On a finding in the court below (1) that certain parol testimony
is inadmissible because it tends to vary, explain, contradict, or
qualify a written instrument discharging a mortgage, and (2) that
if admitted, it was not sufficient to prove any qualification or
modification of the discharge, it is immaterial in this Court
whether the court below was right in holding that the exception
taken there to the parol evidence was error.
This was a suit to foreclose a mortgage. The case is stated in
the opinion of the Court.
MR. JUSTICE MILLER delivered the opinion of the Court.
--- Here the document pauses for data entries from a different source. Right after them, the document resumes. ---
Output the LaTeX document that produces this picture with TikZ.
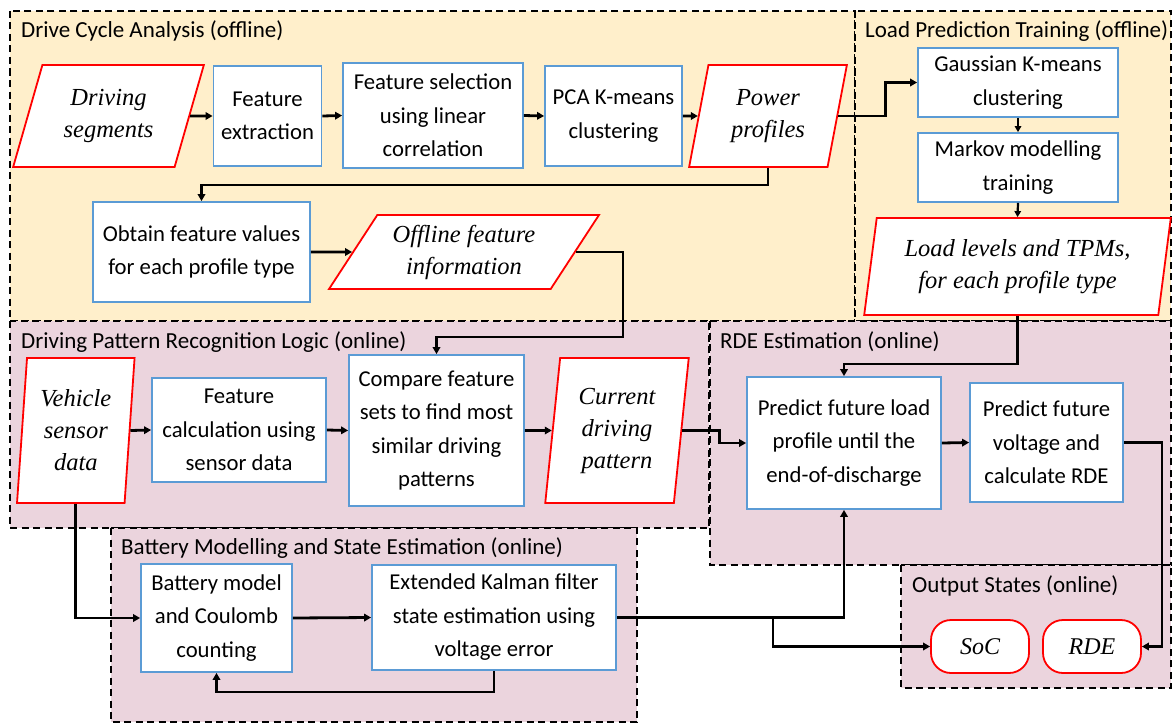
\documentclass[tikz,border=0pt]{standalone}
\usepackage{fontspec}
\setmainfont{Carlito}
\newfontfamily\tms{Liberation Serif}
\usetikzlibrary{arrows.meta,shapes.geometric}
\definecolor{yel}{HTML}{FFEFCB}
\definecolor{pnk}{HTML}{EBD4DD}
\definecolor{boxblue}{HTML}{5B9BD5}
\tikzset{
  region/.style={draw=black, dash pattern=on 7pt off 4.5pt, line width=2pt},
  rtitle/.style={anchor=west, inner sep=0pt, font=\fontsize{23}{26}\selectfont},
  bbox/.style={draw=boxblue, line width=1.8pt, fill=white, align=center, inner sep=0pt,
    font=\fontsize{22.7}{33.5}\selectfont},
  pgram/.style={trapezium, trapezium stretches=true, draw=red, line width=1.8pt, fill=white,
    align=center, inner sep=0pt, font=\tms\itshape\fontsize{24.5}{32}\selectfont},
  term/.style={draw=red, line width=1.8pt, fill=white, rounded corners=20pt, align=center,
    inner sep=0pt, minimum width=98pt, minimum height=53pt, font=\tms\itshape\fontsize{24}{28}\selectfont},
  arr/.style={-{Triangle[length=7pt,width=7.5pt]}, line width=2.8pt, line join=miter},
  thinarr/.style={-{Triangle[length=6pt,width=6.5pt]}, line width=2.2pt}
}
\begin{document}
\begin{tikzpicture}[x=1pt,y=-1pt]
\useasboundingbox (0,0) rectangle (1172,725);
% regions
\filldraw[region, fill=yel] (10,11) rectangle (855,321);
\filldraw[region, fill=yel] (855,11) rectangle (1171,321);
\filldraw[region, fill=pnk] (10,321) rectangle (709,528);
\filldraw[region, fill=pnk] (710,321) rectangle (1171,565);
\filldraw[region, fill=pnk] (111,528) rectangle (637,722);
\filldraw[region, fill=pnk] (901,565) rectangle (1171,688);
\node[rtitle] (t1) at (21,31) {Drive Cycle Analysis (offline)};
\node[rtitle] (t2) at (865,31) {Load Prediction Training (offline)};
\node[rtitle] (t3) at (21,342) {Driving Pattern Recognition Logic (online)};
\node[rtitle] (t4) at (720,342) {RDE Estimation (online)};
\node[rtitle] (t5) at (121,548) {Battery Modelling and State Estimation (online)};
\node[rtitle] (t6) at (912,586) {Output States (online)};
% nodes
\node[pgram, trapezium left angle=69.6, trapezium right angle=110.4, minimum width=191pt, minimum height=102pt] (segs) at (108.5,116) {Driving\\segments};
\node[bbox, minimum width=108pt, minimum height=100pt] (fext) at (267.5,116) {Feature\\extraction};
\node[bbox, minimum width=180pt, minimum height=105pt] (fsel) at (433,115.5) {Feature selection\\using linear\\correlation};
\node[bbox, minimum width=137pt, minimum height=100pt] (pca) at (613.5,116) {PCA K-means\\clustering};
\node[pgram, trapezium left angle=77.3, trapezium right angle=102.7, minimum width=158pt, minimum height=102pt] (power) at (768,116) {Power\\profiles};
\node[bbox, minimum width=200pt, minimum height=69pt] (gauss) at (1018,82.5) {Gaussian K-means\\clustering};
\node[bbox, minimum width=200pt, minimum height=69pt] (markov) at (1018,167.5) {Markov modelling\\training};
\node[pgram, trapezium left angle=79.5, trapezium right angle=100.5, minimum width=307pt, minimum height=97pt] (loadlv) at (1017.5,266.5) {Load levels and TPMs,\\for each profile type};
\node[bbox, minimum width=217pt, minimum height=100pt] (obtain) at (201.5,252) {Obtain feature values\\for each profile type};
\node[pgram, trapezium left angle=53.9, trapezium right angle=126.1, minimum width=270pt, minimum height=74pt] (offline) at (464,252) {Offline feature\\information};
\node[pgram, trapezium left angle=84.9, trapezium right angle=95.1, minimum width=118pt, minimum height=145pt] (vehicle) at (75.8,430.5) {Vehicle\\sensor\\data};
\node[bbox, minimum width=174pt, minimum height=104pt] (fcalc) at (239,430) {Feature\\calculation using\\sensor data};
\node[bbox, minimum width=175pt, minimum height=151pt] (compare) at (436.5,430.5) {Compare feature\\sets to find most\\similar driving\\patterns};
\node[pgram, trapezium left angle=83.3, trapezium right angle=96.7, minimum width=144pt, minimum height=145pt] (current) at (617,430.5) {Current\\driving\\pattern};
\node[bbox, minimum width=194pt, minimum height=132pt] (predload) at (844,443) {Predict future load\\profile until the\\end-of-discharge};
\node[bbox, minimum width=153pt, minimum height=119pt] (predvolt) at (1046.5,442.5) {Predict future\\voltage and\\calculate RDE};
\node[bbox, minimum width=151pt, minimum height=108pt] (battery) at (216.5,618) {Battery model\\and Coulomb\\counting};
\node[bbox, minimum width=244pt, minimum height=105pt] (ekf) at (494,617.5) {Extended Kalman filter\\state estimation using\\voltage error};
\node[term] (soc) at (980,646.5) {SoC};
\node[term] (rde) at (1092,646.5) {RDE};
% connectors
\draw[arr] (segs.east) -- (fext.west);
\draw[arr] (fext.east) -- (fsel.west);
\draw[arr] (fsel.east) -- (pca.west);
\draw[arr] (pca.east) -- (power.west);
\draw[arr] (power.east) -- ++(47.5,0) |- (gauss.west);
\draw[thinarr] (gauss.south) -- (markov.north);
\draw[thinarr] (markov.south) -- (loadlv.north);
\draw[arr] (power.south) -- ++(0,17) -| (obtain.north);
\draw[arr] (obtain.east) -- (offline.west);
\draw[arr] (offline.east) -- ++(47,0) -- ++(0,85) -| (compare.north);
\draw[arr] (vehicle.east) -- (fcalc.west);
\draw[arr] (fcalc.east) -- (compare.west);
\draw[arr] (compare.east) -- (current.west);
\draw[arr] (current.east) -- ++(37.5,0) |- (predload.west);
\draw[arr] (loadlv.south) -- ++(0,48) -| (predload.north);
\draw[arr] (predload.east) -- (predvolt.west);
\draw[arr] (predvolt.east) -- ++(38,0) |- (rde.east);
\draw[arr] (vehicle.south) |- (battery.west);
\draw[arr] (battery.east) -- (ekf.west);
\draw[arr] (ekf.south) -- ++(0,21) -| (battery.south);
\draw[arr] (ekf.east) -| (predload.south);
\coordinate (br) at (773,617.5);
\draw[arr] (br) |- (soc.west);
\end{tikzpicture}
\end{document}
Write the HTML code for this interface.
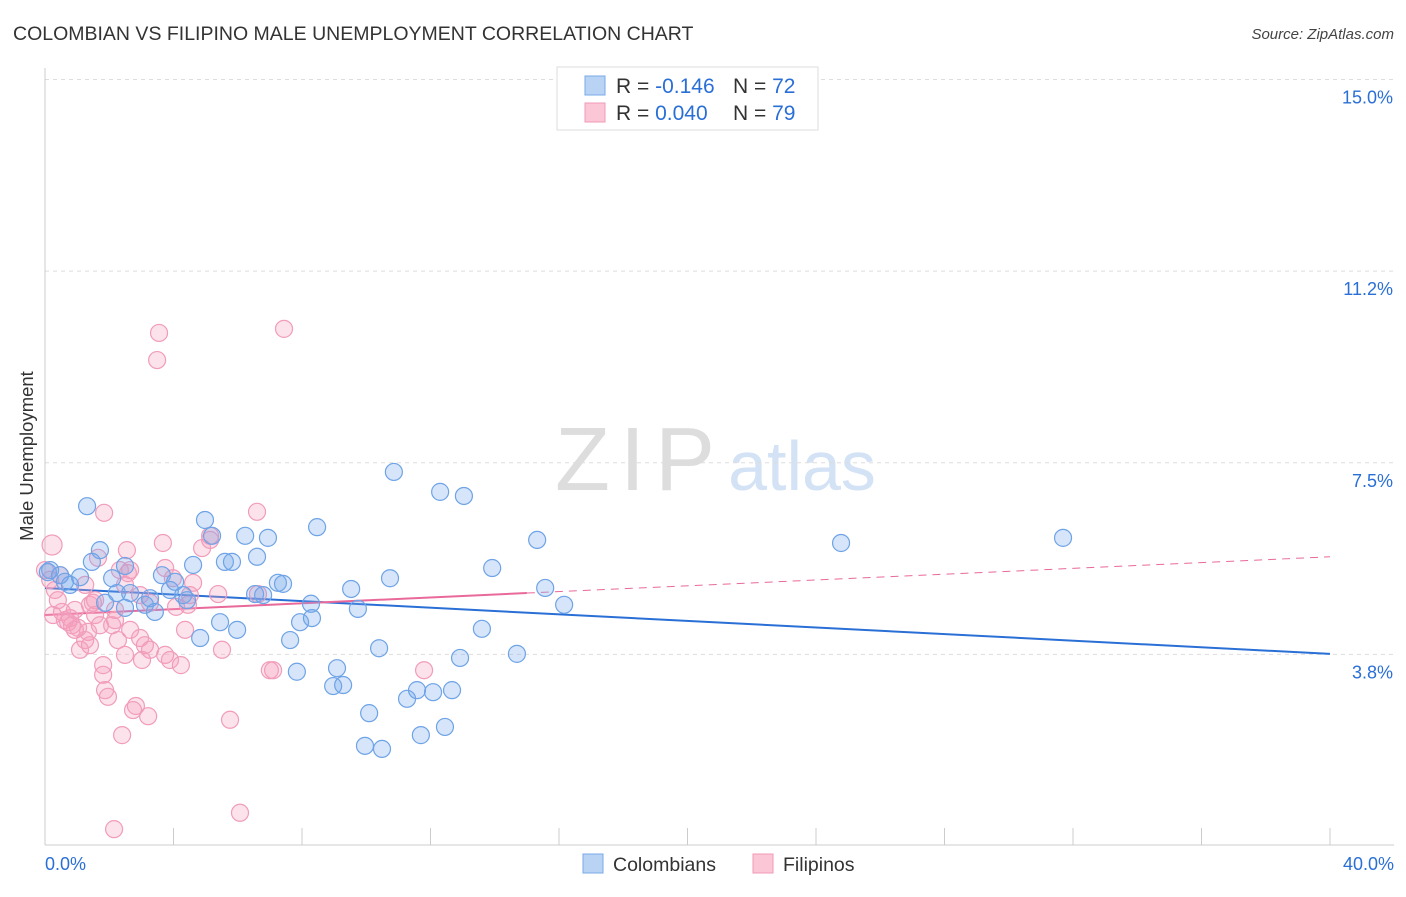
<!DOCTYPE html>
<html><head><meta charset="utf-8"><style>
body{margin:0;background:#fff;font-family:"Liberation Sans",sans-serif;}
svg text{font-family:"Liberation Sans",sans-serif;}
</style></head><body>
<svg id="chart" width="1406" height="892" xmlns="http://www.w3.org/2000/svg">
<text x="13" y="40" font-size="19.5" fill="#333">COLOMBIAN VS FILIPINO MALE UNEMPLOYMENT CORRELATION CHART</text>
<text x="1394" y="39" font-size="15" fill="#444" font-style="italic" text-anchor="end">Source: ZipAtlas.com</text>
<text transform="translate(33,456) rotate(-90)" font-size="18.5" fill="#333" text-anchor="middle">Male Unemployment</text>
<g>
<text x="635" y="490" font-size="90" fill="#ddd" font-family="Liberation Serif, serif" text-anchor="middle" textLength="160">ZIP</text>
<text x="802" y="490" font-size="70" fill="#d3e2f5" text-anchor="middle">atlas</text>
</g>
<g id="grid"></g>
<g id="axes"></g>
<g id="trends"></g>
<g id="points"></g>
<g>
<rect x="557" y="67" width="261" height="63" fill="#fff" stroke="#ddd"/>
<rect x="585" y="76" width="20" height="19" fill="#b9d3f5" stroke="#7aa8e8"/>
<rect x="585" y="103" width="20" height="19" fill="#fbc6d6" stroke="#f09ab6"/>
<text x="616" y="93" font-size="21" fill="#333">R = <tspan fill="#2a6fd6">-0.146</tspan></text>
<text x="733" y="93" font-size="21" fill="#333">N = <tspan fill="#2a6fd6">72</tspan></text>
<text x="616" y="120" font-size="21" fill="#333">R = <tspan fill="#2a6fd6">0.040</tspan></text>
<text x="733" y="120" font-size="21" fill="#333">N = <tspan fill="#2a6fd6">79</tspan></text>
</g>
<g>
<rect x="583" y="854" width="20" height="19" fill="#b9d3f5" stroke="#7aa8e8"/>
<text x="613" y="871" font-size="19.5" fill="#333">Colombians</text>
<rect x="753" y="854" width="20" height="19" fill="#fbc6d6" stroke="#f09ab6"/>
<text x="783" y="871" font-size="19.5" fill="#333">Filipinos</text>
</g>
</svg>
<script>
const yTicks=[15.0,11.25,7.5,3.75];
const yTickLabels=["15.0%","11.2%","7.5%","3.8%"];
const xTickLabels=["0.0%","40.0%"];
const blueX=[1.31,0.16,0.47,0.62,1.09,1.71,1.46,2.09,1.87,2.24,2.49,2.65,3.11,3.27,3.42,3.64,3.89,4.05,4.30,4.42,4.61,4.83,4.98,5.20,5.45,5.60,5.82,5.98,6.23,6.54,6.60,6.79,6.94,7.25,7.41,7.63,7.84,7.94,8.28,8.31,8.47,8.97,9.09,9.28,9.53,9.74,10.09,9.96,10.40,10.49,10.74,10.86,11.27,11.58,11.70,12.08,12.30,12.45,12.67,12.92,13.04,13.60,13.92,14.69,15.32,15.57,16.16,24.78,31.69,0.09,0.78,2.49];
const blueY=[6.65,5.40,5.30,5.17,5.26,5.79,5.56,5.24,4.76,4.95,5.48,4.95,4.72,4.85,4.58,5.30,5.01,5.17,4.91,4.81,5.50,4.07,6.38,6.07,4.38,5.56,5.56,4.23,6.07,4.93,5.66,4.91,6.03,5.15,5.13,4.03,3.41,4.38,4.74,4.46,6.24,3.13,3.48,3.15,5.03,4.64,2.60,1.96,3.87,1.90,5.24,7.32,2.88,3.05,2.17,3.01,6.93,2.33,3.05,3.68,6.85,4.25,5.44,3.76,5.99,5.05,4.72,5.93,6.03,5.36,5.11,4.66];
const pinkX=[0.22,0.16,0.31,0.40,0.53,0.62,0.78,0.84,0.93,1.03,1.09,1.25,1.34,1.40,1.49,1.56,1.65,1.71,1.81,1.81,1.87,1.96,1.84,2.09,2.18,2.27,2.33,2.40,2.49,2.55,2.58,2.65,2.74,2.83,2.96,3.02,3.11,3.21,3.27,3.49,3.55,3.67,3.74,3.89,3.98,4.08,4.23,4.36,4.51,4.61,4.89,5.14,5.39,5.51,5.76,6.07,6.60,6.63,7.00,7.10,7.44,11.80,2.15,0.47,0.72,0.93,1.25,1.56,2.96,3.27,5.14,4.45,0,0.25,1.40,2.65,3.74,2.18,2.49];
const pinkY=[5.89,5.21,5.01,4.81,4.58,4.42,4.46,4.32,4.62,4.27,3.84,4.03,4.19,4.72,4.76,4.52,5.64,4.32,3.54,3.35,3.05,2.92,6.52,4.32,4.42,4.03,5.40,2.17,5.11,5.79,5.34,5.40,2.66,2.74,4.07,3.64,3.93,2.54,3.84,9.51,10.04,5.93,5.44,3.64,5.24,4.68,3.54,4.23,4.91,5.15,5.83,6.07,4.93,3.84,2.47,0.65,6.54,4.93,3.44,3.44,10.12,3.44,0.33,5.30,4.38,4.23,5.11,4.81,4.91,4.76,5.99,4.72,5.40,4.52,3.93,4.23,3.74,4.62,3.74];
const blueTrend=[5.05,3.76];
const pinkTrend=[4.52,4.95,5.66];
const pinkSolidEnd=15;
const NS="http://www.w3.org/2000/svg";
const X0=45,X1=1330,Y0=846,PPY=51.1;
function sx(v){return X0+(X1-X0)*v/40;}
function sy(v){return Y0-v*PPY;}
function mk(tag,attrs,parent){const e=document.createElementNS(NS,tag);for(const k in attrs)e.setAttribute(k,attrs[k]);parent.appendChild(e);return e;}
const grid=document.getElementById('grid'),axes=document.getElementById('axes');
yTicks.forEach((t,i)=>{
  const l=mk('line',{x1:X0,x2:1394,y1:sy(t),y2:sy(t),stroke:'#ddd','stroke-dasharray':'4,4'},grid);
  
  
  const tx=mk('text',{x:1393,y:sy(t)+24,'font-size':18,fill:'#2a6fd6','text-anchor':'end'},axes);
  tx.textContent=yTickLabels[i];
  
  
});
const ax=mk('line',{x1:X0,x2:1394,y1:845,y2:845,stroke:'#ccc'},axes);


const ay=mk('line',{x1:X0,x2:X0,y1:68,y2:845,stroke:'#ccc'},axes);


for(let i=0;i<=10;i++){
  const t=mk('line',{x1:sx(i*4),x2:sx(i*4),y1:828,y2:845,stroke:'#ccc'},axes);
  
  
}
const xl0=mk('text',{x:45,y:870,'font-size':18,fill:'#2a6fd6'},axes);xl0.textContent=xTickLabels[0];


const xl1=mk('text',{x:1394,y:870,'font-size':18,fill:'#2a6fd6','text-anchor':'end'},axes);xl1.textContent=xTickLabels[1];


const pts=document.getElementById('points');
pinkX.forEach((v,i)=>{
  const c=mk('circle',{cx:sx(v),cy:sy(pinkY[i]),r:i===0?10:8.5,fill:'rgba(244,160,190,0.3)',stroke:'#f19cbb','stroke-width':1.2},pts);
  
  
});
blueX.forEach((v,i)=>{
  const c=mk('circle',{cx:sx(v),cy:sy(blueY[i]),r:8.5,fill:'rgba(120,170,235,0.3)',stroke:'#6ea3e6','stroke-width':1.2},pts);
  
  
});
const tr=document.getElementById('trends');
const bt=mk('line',{x1:sx(0),y1:sy(blueTrend[0]),x2:sx(40),y2:sy(blueTrend[1]),stroke:'#2a6fd6','stroke-width':2},tr);


const pt=mk('line',{x1:sx(0),y1:sy(pinkTrend[0]),x2:sx(pinkSolidEnd),y2:sy(pinkTrend[1]),stroke:'#e8699a','stroke-width':2},tr);


const pd=mk('line',{x1:sx(pinkSolidEnd),y1:sy(pinkTrend[1]),x2:sx(40),y2:sy(pinkTrend[2]),stroke:'#e8699a','stroke-width':1,'stroke-dasharray':'8,6'},tr);


</script>
</body></html>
This is an appeal from the supreme court of the Territory of
Wyoming. The suit was brought by Edward Ivinson, the appellant, in
the district court of the Second Judicial District of that
territory, to foreclose a mortgage on certain real estate, made to
him by Charles H. Hutton. To the bill Joseph M. Carey and R. Davis
Carey are made defendants, upon an allegation that they claim some
interest in the property. The defendants made a joint answer, in
which they all set up a full release of the mortgage and
satisfaction of the debt by Ivinson before the defendants Carey
obtained their interest in the property, and whether this be true
or not is the only point in the case.
It is not denied that when the defendants the Careys were about
to let Hutton have $10,000 on this land, and take absolute deeds of
conveyance for it, they required that
Page 119 U. S. 605
the title to it should be made clear and relieved of Ivinson's
mortgage. Thereupon Ivinson made an entry on the margin of the
record of the mortgage, as follows:
"I hereby acknowledge satisfaction in full of the debt for which
this mortgage was given to secure, and hereby discharge and cancel
the same, this sixth day of October, 1877."
"E. IVINSON"
"Attest: J. W. MELDRUM,
Register of Deeds"
The supreme court of the territory, from which this appeal is
taken, made a finding of facts by which we are to be governed in
the decision of this appeal. From this finding it appears that in
April, 1873, Hutton made his promissory note to Edward Ivinson for
$13,582.54, with interest, and that on the same day he executed the
mortgage which is the foundation of this foreclosure suit to secure
the payment of the note. Subsequent to this, Ivinson asserted that
a mistake had been made in computing the balance due him in the
settlement on which the note and mortgage were given, and that they
should have been for $17,618.66, instead of the sum actually put in
the mortgage and note, making a difference of $4,036.12. Ivinson
brought a suit to correct this mistake, which finally came to the
Supreme Court of the United States, where he prevailed, obtaining a
decree for the correction of the mistake in the note and mortgage.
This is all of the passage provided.